India, on the other hand, has over 5.93 crore registered MSMEs, the majority being micro enterprises that struggle with formal credit, scaling, and market access. The difference is not just in numbers—it’s in the kind of support these businesses receive. Finally, there are the medium enterprises with a turnover greater than Rs 50 crore and less than or equal to Rs 250 crore. Though they form a mere 0.3% of the MSME sector, their potential is anything but small. These firms are typically capital-intensive, more structured, and have a much higher capacity to scale, innovate, and generate employment. But policy design has failed them.
India needs a specific plan for medium-sized businesses to deal with this. This covers global market integration, R&D support, and quicker clearances. A distinct and well-defined policy framework that acknowledges the unique requirements of this group would be an excellent place to start.

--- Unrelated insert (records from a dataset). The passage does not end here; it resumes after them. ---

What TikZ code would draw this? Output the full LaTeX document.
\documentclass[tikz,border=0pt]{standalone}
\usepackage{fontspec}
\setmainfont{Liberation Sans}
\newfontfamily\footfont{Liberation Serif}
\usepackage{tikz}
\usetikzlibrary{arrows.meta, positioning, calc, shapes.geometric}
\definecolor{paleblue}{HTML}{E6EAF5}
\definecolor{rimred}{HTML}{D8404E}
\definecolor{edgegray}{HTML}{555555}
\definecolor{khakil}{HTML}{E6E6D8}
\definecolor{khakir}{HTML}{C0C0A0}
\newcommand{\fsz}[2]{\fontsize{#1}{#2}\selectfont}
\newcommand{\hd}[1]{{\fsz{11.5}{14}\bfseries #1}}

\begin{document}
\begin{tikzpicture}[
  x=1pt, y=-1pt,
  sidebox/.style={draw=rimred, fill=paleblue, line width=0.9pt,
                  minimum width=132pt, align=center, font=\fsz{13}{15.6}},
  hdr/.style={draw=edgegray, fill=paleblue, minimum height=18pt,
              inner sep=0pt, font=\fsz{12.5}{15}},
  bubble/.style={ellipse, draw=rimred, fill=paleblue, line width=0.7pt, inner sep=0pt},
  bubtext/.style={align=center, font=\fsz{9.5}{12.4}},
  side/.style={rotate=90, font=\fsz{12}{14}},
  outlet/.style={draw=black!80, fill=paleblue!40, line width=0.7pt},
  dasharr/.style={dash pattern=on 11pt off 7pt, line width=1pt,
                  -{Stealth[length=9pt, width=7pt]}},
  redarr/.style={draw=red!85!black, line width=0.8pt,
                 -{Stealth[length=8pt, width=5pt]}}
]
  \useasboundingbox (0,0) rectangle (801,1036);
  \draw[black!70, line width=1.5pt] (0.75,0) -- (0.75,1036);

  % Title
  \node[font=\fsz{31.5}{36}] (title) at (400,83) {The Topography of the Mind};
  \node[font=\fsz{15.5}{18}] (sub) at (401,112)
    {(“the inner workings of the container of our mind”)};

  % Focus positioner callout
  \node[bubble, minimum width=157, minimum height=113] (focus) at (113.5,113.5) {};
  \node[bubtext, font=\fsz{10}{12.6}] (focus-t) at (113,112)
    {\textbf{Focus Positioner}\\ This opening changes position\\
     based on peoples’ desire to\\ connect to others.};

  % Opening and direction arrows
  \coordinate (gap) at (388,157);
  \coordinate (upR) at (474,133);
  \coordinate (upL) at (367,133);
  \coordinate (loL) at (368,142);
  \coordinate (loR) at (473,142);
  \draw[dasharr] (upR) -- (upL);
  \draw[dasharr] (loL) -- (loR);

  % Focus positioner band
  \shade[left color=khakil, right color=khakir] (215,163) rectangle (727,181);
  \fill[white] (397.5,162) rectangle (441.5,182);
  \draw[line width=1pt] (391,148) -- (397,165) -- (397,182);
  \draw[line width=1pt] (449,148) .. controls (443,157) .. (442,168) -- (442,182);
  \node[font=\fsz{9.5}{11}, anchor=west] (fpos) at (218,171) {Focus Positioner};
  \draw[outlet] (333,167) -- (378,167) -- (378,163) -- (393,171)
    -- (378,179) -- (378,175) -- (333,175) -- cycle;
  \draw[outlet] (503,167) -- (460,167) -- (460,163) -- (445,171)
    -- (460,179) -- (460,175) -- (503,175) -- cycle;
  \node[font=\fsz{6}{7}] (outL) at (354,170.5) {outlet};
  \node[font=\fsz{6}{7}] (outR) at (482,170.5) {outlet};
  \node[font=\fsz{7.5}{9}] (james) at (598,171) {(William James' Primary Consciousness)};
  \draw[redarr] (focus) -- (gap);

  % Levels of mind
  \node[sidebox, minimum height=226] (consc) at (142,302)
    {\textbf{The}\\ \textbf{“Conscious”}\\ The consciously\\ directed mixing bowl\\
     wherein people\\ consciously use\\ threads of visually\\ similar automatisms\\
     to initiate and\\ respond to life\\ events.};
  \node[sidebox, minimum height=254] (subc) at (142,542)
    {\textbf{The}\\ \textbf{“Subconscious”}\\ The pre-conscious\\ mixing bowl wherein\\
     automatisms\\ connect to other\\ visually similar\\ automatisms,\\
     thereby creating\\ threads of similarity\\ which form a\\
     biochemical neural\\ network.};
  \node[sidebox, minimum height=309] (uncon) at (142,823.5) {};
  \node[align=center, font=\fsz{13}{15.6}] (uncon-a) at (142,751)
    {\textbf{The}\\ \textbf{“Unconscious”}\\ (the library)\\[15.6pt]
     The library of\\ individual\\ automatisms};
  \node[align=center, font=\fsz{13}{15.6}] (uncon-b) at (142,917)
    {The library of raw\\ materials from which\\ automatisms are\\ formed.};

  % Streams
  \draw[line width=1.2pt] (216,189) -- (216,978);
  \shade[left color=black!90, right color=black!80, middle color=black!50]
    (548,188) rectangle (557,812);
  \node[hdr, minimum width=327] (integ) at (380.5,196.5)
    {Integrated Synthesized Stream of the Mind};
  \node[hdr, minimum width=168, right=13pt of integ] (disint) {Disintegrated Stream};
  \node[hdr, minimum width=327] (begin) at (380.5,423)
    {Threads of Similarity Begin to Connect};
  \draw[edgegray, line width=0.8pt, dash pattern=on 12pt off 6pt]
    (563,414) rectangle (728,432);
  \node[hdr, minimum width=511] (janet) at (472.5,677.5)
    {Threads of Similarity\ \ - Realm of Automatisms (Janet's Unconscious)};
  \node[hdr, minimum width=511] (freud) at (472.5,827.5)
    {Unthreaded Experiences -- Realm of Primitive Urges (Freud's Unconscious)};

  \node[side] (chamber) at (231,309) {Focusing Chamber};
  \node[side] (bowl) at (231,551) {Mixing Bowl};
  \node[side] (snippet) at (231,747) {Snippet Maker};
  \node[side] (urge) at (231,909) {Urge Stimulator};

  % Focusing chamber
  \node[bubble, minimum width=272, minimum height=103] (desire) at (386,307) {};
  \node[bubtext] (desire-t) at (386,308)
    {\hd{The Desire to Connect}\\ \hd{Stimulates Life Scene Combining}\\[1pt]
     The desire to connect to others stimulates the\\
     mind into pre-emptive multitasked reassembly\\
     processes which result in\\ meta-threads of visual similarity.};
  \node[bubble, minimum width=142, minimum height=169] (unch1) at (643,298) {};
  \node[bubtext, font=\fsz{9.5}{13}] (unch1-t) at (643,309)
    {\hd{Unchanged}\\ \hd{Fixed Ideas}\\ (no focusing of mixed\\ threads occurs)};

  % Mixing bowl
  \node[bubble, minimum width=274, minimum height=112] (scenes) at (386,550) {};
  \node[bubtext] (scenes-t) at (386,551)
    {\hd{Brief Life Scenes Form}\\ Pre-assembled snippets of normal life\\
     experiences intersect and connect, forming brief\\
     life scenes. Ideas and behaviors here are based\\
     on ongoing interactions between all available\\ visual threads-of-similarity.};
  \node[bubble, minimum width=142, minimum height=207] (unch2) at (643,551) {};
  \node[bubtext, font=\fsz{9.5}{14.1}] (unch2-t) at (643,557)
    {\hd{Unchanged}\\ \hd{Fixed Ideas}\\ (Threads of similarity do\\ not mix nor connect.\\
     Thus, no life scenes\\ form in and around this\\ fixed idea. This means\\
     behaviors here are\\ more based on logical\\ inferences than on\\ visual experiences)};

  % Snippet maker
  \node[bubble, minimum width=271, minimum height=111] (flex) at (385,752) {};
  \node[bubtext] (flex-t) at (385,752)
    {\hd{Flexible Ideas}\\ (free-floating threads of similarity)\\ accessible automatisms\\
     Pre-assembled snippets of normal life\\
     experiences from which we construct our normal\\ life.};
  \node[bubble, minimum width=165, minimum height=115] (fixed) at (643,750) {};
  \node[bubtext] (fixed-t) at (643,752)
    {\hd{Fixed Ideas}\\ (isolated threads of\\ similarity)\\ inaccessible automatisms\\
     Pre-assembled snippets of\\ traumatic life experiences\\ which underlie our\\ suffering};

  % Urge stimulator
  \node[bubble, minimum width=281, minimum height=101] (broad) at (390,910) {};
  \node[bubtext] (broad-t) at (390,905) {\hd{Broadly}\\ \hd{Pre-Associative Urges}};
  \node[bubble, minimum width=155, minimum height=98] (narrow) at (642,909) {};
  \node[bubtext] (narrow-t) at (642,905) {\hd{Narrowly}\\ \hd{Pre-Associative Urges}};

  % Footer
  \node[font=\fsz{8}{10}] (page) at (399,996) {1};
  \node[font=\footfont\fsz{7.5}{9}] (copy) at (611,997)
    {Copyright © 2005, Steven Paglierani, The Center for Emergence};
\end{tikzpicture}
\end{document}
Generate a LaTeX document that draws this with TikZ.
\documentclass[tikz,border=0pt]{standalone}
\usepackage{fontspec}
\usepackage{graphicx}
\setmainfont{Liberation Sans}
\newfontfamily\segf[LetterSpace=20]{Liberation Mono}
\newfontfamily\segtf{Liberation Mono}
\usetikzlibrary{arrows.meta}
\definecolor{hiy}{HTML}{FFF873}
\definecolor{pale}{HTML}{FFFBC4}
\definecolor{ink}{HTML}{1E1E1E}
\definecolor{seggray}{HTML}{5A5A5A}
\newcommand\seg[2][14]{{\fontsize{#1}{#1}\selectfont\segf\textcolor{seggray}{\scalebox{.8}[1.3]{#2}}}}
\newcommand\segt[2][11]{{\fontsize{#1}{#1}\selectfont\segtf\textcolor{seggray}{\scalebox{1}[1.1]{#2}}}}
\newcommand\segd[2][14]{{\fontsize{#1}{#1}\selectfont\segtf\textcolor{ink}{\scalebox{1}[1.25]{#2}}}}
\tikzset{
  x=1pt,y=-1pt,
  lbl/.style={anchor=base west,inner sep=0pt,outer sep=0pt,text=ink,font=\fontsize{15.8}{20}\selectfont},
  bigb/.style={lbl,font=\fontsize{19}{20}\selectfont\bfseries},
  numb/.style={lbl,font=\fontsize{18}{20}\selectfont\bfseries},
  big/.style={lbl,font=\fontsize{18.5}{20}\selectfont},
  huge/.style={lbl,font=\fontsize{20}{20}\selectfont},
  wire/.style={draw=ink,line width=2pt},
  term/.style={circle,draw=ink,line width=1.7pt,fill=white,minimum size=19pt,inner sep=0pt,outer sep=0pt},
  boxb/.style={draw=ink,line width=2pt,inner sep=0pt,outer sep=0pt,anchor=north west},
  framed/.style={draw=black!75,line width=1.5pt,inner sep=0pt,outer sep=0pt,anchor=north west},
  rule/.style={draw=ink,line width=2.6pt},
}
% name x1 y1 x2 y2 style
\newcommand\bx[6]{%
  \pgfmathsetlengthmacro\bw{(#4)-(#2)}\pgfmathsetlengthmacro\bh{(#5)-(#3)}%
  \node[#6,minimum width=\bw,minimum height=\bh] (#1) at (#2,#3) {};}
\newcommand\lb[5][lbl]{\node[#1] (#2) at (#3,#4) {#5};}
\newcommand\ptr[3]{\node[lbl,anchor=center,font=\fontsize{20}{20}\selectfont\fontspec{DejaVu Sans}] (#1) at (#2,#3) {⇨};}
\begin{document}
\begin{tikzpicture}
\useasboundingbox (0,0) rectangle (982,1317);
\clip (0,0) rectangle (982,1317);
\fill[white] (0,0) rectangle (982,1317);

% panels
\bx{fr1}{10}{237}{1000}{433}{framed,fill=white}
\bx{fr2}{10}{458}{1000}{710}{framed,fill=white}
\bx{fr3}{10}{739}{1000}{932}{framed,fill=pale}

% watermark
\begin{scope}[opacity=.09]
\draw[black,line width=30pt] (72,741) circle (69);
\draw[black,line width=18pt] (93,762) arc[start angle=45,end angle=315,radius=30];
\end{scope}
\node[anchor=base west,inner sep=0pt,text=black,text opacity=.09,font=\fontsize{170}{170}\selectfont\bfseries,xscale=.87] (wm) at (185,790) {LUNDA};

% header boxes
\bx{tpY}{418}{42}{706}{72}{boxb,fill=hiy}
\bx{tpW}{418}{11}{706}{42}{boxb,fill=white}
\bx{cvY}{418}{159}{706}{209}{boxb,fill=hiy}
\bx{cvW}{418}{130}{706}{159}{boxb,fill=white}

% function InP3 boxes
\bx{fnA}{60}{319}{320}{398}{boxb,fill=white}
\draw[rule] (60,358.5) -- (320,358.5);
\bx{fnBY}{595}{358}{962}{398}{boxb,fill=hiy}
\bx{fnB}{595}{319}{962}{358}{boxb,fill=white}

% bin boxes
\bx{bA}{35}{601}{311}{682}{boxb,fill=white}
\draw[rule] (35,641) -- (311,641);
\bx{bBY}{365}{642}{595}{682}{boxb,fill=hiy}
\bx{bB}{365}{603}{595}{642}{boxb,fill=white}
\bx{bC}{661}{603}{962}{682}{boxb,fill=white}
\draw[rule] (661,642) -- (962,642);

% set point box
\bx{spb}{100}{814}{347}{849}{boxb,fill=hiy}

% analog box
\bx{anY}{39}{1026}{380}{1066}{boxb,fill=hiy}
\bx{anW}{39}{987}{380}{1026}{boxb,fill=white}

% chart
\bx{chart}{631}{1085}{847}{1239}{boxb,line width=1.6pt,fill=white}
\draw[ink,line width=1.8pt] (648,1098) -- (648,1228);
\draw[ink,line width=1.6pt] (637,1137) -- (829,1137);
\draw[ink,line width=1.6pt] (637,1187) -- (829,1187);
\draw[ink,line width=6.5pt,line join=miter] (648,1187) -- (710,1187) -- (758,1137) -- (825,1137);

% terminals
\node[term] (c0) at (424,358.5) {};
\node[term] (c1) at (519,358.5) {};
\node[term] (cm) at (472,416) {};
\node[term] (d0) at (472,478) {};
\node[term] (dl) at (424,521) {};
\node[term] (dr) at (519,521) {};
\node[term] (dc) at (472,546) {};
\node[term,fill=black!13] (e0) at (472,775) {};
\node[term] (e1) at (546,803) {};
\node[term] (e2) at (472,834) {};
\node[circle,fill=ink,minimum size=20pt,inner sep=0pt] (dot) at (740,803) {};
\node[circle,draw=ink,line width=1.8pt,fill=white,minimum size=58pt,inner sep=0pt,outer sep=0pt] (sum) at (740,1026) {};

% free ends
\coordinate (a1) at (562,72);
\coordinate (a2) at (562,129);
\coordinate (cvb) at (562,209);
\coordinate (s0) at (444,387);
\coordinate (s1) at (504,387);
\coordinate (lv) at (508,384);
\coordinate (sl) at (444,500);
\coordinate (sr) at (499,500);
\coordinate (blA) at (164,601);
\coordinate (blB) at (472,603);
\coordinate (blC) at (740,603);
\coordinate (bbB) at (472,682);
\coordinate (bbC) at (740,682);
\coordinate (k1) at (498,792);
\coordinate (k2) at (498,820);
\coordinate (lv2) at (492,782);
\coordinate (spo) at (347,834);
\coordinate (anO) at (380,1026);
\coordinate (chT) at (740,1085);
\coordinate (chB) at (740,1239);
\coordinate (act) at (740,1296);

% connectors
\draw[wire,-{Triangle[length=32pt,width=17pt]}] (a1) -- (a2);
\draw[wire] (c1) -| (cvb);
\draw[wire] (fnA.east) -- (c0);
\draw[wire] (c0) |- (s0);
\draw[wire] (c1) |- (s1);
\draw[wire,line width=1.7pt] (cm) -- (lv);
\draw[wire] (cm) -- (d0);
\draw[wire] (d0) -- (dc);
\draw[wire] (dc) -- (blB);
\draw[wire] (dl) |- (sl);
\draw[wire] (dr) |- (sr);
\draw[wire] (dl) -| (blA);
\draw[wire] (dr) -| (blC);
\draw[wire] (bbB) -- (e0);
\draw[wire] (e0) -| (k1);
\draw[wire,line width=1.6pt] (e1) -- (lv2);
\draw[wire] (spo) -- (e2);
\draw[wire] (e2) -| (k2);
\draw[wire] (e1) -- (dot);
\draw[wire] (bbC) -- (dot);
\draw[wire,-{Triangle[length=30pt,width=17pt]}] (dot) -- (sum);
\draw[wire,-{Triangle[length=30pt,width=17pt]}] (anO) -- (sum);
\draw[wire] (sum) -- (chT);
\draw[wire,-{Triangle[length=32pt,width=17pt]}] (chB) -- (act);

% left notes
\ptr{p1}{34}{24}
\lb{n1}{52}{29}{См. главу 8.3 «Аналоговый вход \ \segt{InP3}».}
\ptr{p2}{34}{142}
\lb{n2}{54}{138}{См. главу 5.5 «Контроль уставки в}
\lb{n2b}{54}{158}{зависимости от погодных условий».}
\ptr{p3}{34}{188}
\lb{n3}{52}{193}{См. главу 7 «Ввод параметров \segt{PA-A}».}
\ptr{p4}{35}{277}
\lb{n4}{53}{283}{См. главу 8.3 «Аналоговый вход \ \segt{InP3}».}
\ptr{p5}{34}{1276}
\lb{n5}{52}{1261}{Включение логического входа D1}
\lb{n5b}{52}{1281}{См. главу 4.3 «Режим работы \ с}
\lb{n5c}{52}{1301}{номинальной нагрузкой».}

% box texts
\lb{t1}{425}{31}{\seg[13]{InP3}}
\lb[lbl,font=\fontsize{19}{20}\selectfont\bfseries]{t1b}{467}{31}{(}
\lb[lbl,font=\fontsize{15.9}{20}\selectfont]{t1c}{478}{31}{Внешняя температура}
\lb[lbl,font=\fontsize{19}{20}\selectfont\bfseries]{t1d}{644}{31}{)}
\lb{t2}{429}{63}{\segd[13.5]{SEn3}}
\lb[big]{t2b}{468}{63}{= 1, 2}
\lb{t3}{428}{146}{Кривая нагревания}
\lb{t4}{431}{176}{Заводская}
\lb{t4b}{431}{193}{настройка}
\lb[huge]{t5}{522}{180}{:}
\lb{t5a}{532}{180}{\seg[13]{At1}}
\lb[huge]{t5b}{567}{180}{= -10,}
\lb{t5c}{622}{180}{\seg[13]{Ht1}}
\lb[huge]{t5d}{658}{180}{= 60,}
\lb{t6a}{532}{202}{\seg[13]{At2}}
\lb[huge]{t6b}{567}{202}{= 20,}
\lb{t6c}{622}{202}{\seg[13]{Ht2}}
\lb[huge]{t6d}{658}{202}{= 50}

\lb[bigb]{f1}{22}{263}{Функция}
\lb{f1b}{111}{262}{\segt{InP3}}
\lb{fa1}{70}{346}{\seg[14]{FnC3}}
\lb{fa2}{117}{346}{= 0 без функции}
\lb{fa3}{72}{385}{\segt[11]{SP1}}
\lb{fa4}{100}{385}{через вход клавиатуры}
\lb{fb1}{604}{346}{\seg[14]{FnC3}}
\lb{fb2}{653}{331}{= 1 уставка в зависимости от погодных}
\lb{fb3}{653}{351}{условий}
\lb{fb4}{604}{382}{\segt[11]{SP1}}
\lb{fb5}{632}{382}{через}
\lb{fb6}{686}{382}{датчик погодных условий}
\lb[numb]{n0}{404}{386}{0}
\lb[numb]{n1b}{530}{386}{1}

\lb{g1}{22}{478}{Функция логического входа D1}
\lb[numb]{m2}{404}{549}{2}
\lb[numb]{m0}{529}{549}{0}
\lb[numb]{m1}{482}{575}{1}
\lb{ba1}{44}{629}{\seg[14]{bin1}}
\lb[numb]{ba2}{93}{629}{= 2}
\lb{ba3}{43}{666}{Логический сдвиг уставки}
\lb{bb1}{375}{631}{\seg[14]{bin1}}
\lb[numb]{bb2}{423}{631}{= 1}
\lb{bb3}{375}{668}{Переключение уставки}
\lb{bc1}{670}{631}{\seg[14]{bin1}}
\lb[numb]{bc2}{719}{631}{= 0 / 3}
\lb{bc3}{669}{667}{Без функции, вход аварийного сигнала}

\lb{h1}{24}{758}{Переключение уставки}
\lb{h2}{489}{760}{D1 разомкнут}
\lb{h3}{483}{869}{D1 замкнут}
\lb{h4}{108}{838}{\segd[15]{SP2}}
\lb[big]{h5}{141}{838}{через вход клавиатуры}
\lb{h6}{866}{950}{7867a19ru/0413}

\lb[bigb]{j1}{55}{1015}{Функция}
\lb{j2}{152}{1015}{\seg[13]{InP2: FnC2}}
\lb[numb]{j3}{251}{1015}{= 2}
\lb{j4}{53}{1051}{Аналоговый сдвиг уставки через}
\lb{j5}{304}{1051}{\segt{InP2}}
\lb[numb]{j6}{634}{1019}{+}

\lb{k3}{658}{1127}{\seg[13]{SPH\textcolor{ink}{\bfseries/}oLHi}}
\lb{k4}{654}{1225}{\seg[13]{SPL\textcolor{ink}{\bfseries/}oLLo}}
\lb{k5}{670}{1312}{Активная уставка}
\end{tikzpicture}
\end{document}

Japan's history demonstrates that, with robust R&D assistance, logistics infrastructure, and government facilitation, medium-sized businesses can prosper internationally.
The policy paradigm must shift if India hopes to make its MSME sector globally competitive. Short-term incentives must give way to long-term capability building, from considering MSMEs as a monolithic entity to creating rules that consider their variety. The focus should be from ministry-formulated designs to implementable operational systems.
What India’s MSME policy needs right now is a subtle shift in our perspective on business, not just another plan. There is a need for a plan that is scalable everywhere, local where it must be, and digital where it must be. Only then will MSMEs be able to fulfil their potential as pillars of a more resilient and inclusive India, not only as drivers of economic growth.